→ **Task brief**
Without the pictures, print the lines running from the beginning of the material to the line containing "from bokeh.resources import INLINE", both ends included.

→ **Data shown**
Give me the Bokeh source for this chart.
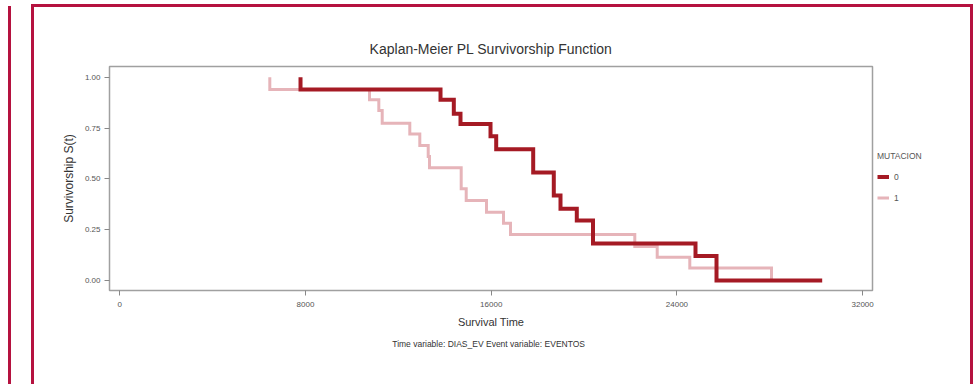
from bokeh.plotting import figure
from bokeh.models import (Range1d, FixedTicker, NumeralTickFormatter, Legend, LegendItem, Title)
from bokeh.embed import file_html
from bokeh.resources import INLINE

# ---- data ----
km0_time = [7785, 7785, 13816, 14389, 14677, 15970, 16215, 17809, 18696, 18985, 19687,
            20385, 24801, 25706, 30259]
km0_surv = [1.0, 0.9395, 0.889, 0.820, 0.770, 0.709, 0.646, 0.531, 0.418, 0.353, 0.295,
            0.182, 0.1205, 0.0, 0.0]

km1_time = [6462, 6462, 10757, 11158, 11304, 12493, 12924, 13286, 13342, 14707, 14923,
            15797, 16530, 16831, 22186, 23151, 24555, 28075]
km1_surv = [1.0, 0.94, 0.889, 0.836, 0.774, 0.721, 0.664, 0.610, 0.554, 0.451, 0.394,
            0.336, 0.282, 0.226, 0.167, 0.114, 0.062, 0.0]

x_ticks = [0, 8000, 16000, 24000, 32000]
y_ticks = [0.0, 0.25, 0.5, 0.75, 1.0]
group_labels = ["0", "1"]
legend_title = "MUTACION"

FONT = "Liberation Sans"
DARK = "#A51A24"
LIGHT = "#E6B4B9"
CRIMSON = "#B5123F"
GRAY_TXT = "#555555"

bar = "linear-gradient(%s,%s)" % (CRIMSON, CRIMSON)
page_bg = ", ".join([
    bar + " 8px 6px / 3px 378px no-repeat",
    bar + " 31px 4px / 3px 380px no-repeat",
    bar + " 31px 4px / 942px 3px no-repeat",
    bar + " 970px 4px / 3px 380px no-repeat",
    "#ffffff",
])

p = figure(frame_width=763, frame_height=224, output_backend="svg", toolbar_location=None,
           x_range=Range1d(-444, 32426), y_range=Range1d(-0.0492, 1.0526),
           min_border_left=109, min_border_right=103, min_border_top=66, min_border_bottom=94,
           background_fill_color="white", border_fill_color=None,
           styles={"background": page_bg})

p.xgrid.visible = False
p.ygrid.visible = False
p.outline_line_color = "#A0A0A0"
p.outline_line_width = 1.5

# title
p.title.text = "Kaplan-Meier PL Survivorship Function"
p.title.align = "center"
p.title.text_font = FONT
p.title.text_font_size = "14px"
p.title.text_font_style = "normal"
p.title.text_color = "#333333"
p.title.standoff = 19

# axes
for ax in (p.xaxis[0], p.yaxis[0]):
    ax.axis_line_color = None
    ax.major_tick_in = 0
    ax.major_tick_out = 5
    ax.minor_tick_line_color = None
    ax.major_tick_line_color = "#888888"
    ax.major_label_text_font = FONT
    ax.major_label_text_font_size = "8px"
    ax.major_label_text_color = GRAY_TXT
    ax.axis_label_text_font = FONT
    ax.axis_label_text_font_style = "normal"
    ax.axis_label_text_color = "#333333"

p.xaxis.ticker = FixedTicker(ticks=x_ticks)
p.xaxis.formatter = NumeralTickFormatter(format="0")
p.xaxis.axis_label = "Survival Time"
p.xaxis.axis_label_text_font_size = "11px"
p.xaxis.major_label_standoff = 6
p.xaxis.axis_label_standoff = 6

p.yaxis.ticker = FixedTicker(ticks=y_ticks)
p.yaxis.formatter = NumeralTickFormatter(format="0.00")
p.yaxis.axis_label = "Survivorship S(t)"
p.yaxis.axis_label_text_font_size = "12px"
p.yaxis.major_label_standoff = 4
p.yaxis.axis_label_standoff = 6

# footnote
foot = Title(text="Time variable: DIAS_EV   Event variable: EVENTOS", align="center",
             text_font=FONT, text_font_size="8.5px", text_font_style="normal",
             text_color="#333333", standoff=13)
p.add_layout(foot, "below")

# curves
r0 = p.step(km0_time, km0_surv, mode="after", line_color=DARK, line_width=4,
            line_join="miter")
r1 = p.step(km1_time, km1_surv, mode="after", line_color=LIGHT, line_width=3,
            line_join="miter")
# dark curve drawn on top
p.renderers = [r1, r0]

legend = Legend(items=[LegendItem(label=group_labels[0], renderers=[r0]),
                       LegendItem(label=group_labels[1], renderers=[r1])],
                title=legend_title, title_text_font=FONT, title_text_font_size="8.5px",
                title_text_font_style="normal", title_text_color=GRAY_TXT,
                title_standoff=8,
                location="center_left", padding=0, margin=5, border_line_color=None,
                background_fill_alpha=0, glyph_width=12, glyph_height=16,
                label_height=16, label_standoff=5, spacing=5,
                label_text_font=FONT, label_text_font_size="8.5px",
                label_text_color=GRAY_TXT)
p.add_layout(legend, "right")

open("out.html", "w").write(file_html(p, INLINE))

→ **Written response**
Give me the Bokeh source for this chart.
from bokeh.plotting import figure
from bokeh.models import (Range1d, FixedTicker, NumeralTickFormatter, Legend, LegendItem, Title)
from bokeh.embed import file_html
from bokeh.resources import INLINE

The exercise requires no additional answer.